The only medical testimony was that of plaintiff’s physician, an orthopedic surgeon, who examined plaintiff in January 1961. (The trial was in August.) Although the doctor testified that in his opinion plaintiff’s complaints with reference to his head and neck were attributable to the accident in question he also testified that his examination showed plaintiff to be a healthy, well-developed individual who displayed no objective signs of injury, recent or old, and no deformities or abnormalities. X-ray films indicated an arthritic condition which, in the doctor’s opinion, might have antedated the 1956 injury. The doctor’s “guarded” prognosis was that plaintiff should be cautious about heavy work and that it was impossible to say how long the headaches would last. The doctor also stated that the examination indicated that plaintiff had been working steadily, showing no muscular atrophy.

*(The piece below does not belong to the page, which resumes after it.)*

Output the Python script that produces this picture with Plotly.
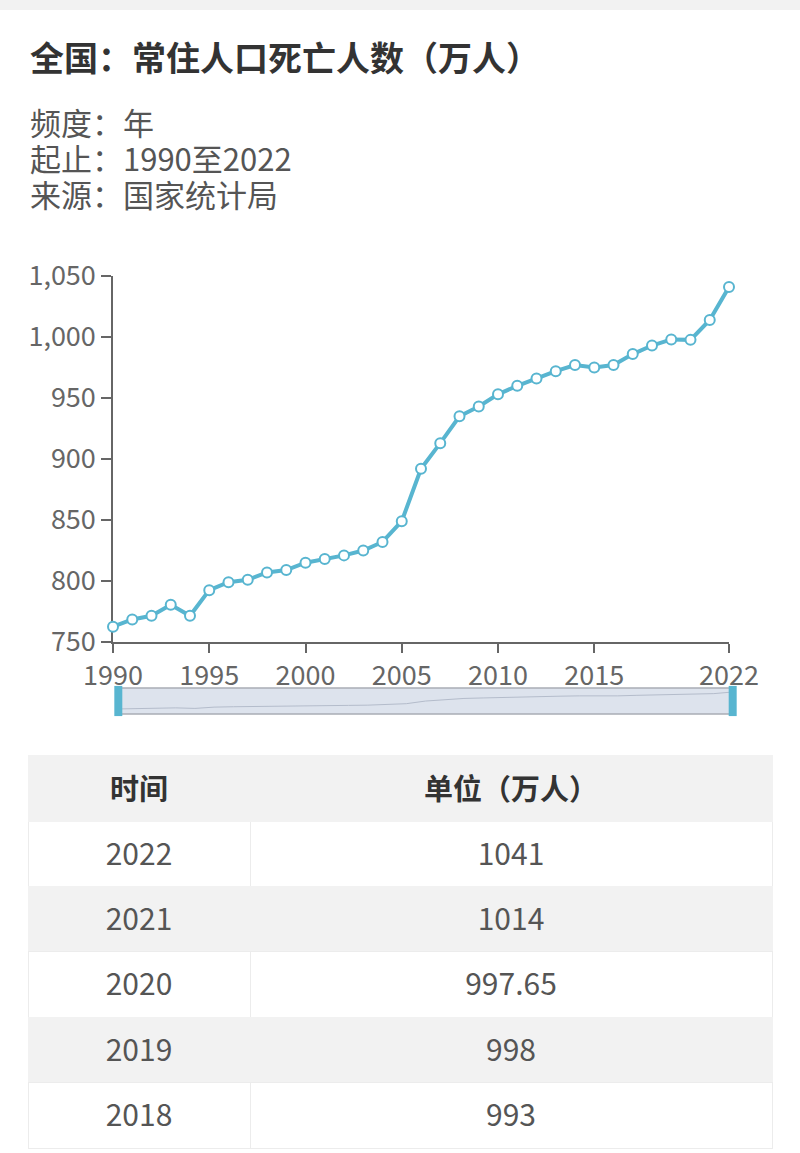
import plotly.graph_objects as go

# 全国常住人口死亡人数（万人），国家统计局
years = list(range(1990, 2023))
deaths = [762.5, 768.5, 771.5, 780.5, 771.5, 792.5, 799, 801, 807, 809,
          815, 818, 821, 825, 832, 849, 892, 913, 935, 943,
          953, 960, 966, 972, 977, 975, 977, 986, 993, 998,
          997.65, 1014, 1041]

x_ticks = [1990, 1995, 2000, 2005, 2010, 2015, 2022]
y_ticks = [750, 800, 850, 900, 950, 1000, 1050]

# 表格（最近五年）
table_header = ['时间', '单位（万人）']
table_years = ['2022', '2021', '2020', '2019', '2018']
table_values = ['1041', '1014', '997.65', '998', '993']

title = '全国：常住人口死亡人数（万人）'
info_lines = ['频度：年', '起止：1990至2022', '来源：国家统计局']

blue = '#58b5d0'
font_cn = 'Noto Sans CJK SC'
W = 800
H = 1165   # 比窗口略高，超出部分被裁掉


def py(px):
    # 像素 -> paper 坐标
    return 1 - px / H


fig = go.Figure()

# 主折线
fig.add_trace(go.Scatter(
    x=years, y=deaths, mode='lines+markers', cliponaxis=False,
    line=dict(color=blue, width=4),
    marker=dict(size=10, color='white', line=dict(color=blue, width=2)),
    xaxis='x', yaxis='y', showlegend=False, hoverinfo='x+y'))

# 缩略图（dataZoom 样式）
fig.add_trace(go.Scatter(
    x=years, y=deaths, mode='lines',
    line=dict(color='#b4bccb', width=1),
    xaxis='x2', yaxis='y2', showlegend=False, hoverinfo='skip'))

# 表格：底色层
n = len(table_years)
row_fill = ['white' if i % 2 == 0 else '#f2f2f2' for i in range(n)]
row_line = ['#ececec' if i % 2 == 0 else '#f2f2f2' for i in range(n)]
tbl_x = [28 / W, 772 / W]
row_h = 65.4
fig.add_trace(go.Table(
    domain=dict(x=tbl_x, y=[py(1150), py(755)]),
    columnwidth=[222, 522],
    header=dict(values=['', ''], fill_color='#f2f2f2', line_color='#f2f2f2', height=66),
    cells=dict(values=[[''] * n, [''] * n],
               fill_color=[row_fill, row_fill],
               line_color=[row_line, row_line], height=row_h)))

# 表格：文字层（错位以便文字垂直居中）
fig.add_trace(go.Table(
    domain=dict(x=tbl_x, y=[0, py(758)]),
    columnwidth=[222, 522],
    header=dict(values=['<b>' + h + '</b>' for h in table_header],
                fill_color='rgba(0,0,0,0)', line_color='rgba(0,0,0,0)',
                font=dict(family=font_cn, size=29, color='#333333'),
                align='center', height=76),
    cells=dict(values=[table_years, table_values],
               fill_color='rgba(0,0,0,0)', line_color='rgba(0,0,0,0)',
               font=dict(family=font_cn, size=30, color='#555555'),
               align='center', height=row_h)))

axis_font = dict(family=font_cn, size=27, color='#666666')

# 说明文字：三行合为一段，行距 36px，字号 31px
info_text = '<br>'.join('<span style="font-size:31px">' + s + '</span>' for s in info_lines)

fig.update_layout(
    width=W, height=H,
    margin=dict(l=0, r=0, t=0, b=0),
    paper_bgcolor='white', plot_bgcolor='rgba(0,0,0,0)',
    xaxis=dict(domain=[113 / W, 729 / W], range=[1990, 2022], automargin=False,
               tickvals=x_ticks, ticks='outside', ticklen=9, tickwidth=1.5,
               tickcolor='#666666', showline=True, linecolor='#666666', linewidth=1.5,
               showgrid=False, zeroline=False, tickfont=axis_font, anchor='y',
               layer='below traces'),
    yaxis=dict(domain=[py(642), py(276)], range=[750, 1050], automargin=False,
               tickvals=y_ticks, tickformat=',', ticks='outside', ticklen=10, tickwidth=1.5,
               tickcolor='#666666', showline=True, linecolor='#666666', linewidth=1.5,
               showgrid=False, zeroline=False, tickfont=axis_font, anchor='x',
               layer='below traces'),
    xaxis2=dict(domain=[118 / W, 733 / W], range=[1990, 2022], visible=False,
                automargin=False, anchor='y2', fixedrange=True),
    yaxis2=dict(domain=[py(714), py(688)], range=[680, 1106], visible=False,
                automargin=False, anchor='x2', fixedrange=True),
    shapes=[
        # 顶部灰条
        dict(type='rect', xref='paper', yref='paper', x0=0, x1=1, y0=py(10), y1=1,
             fillcolor='#f2f2f2', line_width=0, layer='below'),
        # 缩略图背景
        dict(type='rect', xref='x2 domain', yref='y2 domain', x0=0, x1=1, y0=0, y1=1,
             fillcolor='#dde3ed', line=dict(color='#a9adb5', width=1.5), layer='below'),
        # 左右手柄
        dict(type='rect', xref='x2 domain', yref='y2 domain', x0=-0.006, x1=0.007,
             y0=-0.08, y1=1.08, fillcolor=blue, line_width=0),
        dict(type='rect', xref='x2 domain', yref='y2 domain', x0=0.993, x1=1.006,
             y0=-0.08, y1=1.08, fillcolor=blue, line_width=0),
    ],
    annotations=[
        dict(text='<b>' + title + '</b>', xref='paper', yref='paper',
             x=28 / W, y=py(56), xanchor='left', yanchor='middle', showarrow=False,
             font=dict(family=font_cn, size=34, color='#333333')),
        dict(text=info_text, xref='paper', yref='paper', align='left',
             x=28 / W, y=py(157), xanchor='left', yanchor='middle', showarrow=False,
             font=dict(family=font_cn, size=27.7, color='#555555')),
    ],
)

# 去掉页面默认边距
fig.write_html('out.html', config={'displayModeBar': False},
               post_script="document.body.style.margin='0';"
                           "document.body.style.overflow='hidden';")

It should be noted that plaintiff failed to disclose to the doctor the other head injuries. Plaintiff attributed this to a defective memory stemming from the 1956 injury.
It therefore seems reasonable to attribute the later losses to the intervening injuries, particularly the back injury on account of which plaintiff went on light duty. This is apparently what the trial court did. “ [T]he plaintiff has the burden of proving, with reasonable certainty, the damages actually sustained by him as a result of the defendant’s wrongful act, and the extent of such damages must be proved as a fact.” (Chaparkas v. Well (1960) 178 Cal.App.2d 257, 259 [2 Cal.Rptr. 879].) Plaintiff failed to prove more damages than those found by the court.
In any event, it cannot be said that the award is so meager that it shocks the conscience and is inadequate as a matter of law (cf. Wilson v. City & County of San Francisco (1951) 106 Cal.App.2d 440, 443 [235 P.2d 81]) or that there is no substantial evidence to support the court’s findings.
The judgment is affirmed.
Sullivan, J., and Molinari, J., concurred.
All plaintiff's medical expenses were covered by insurance or compensation.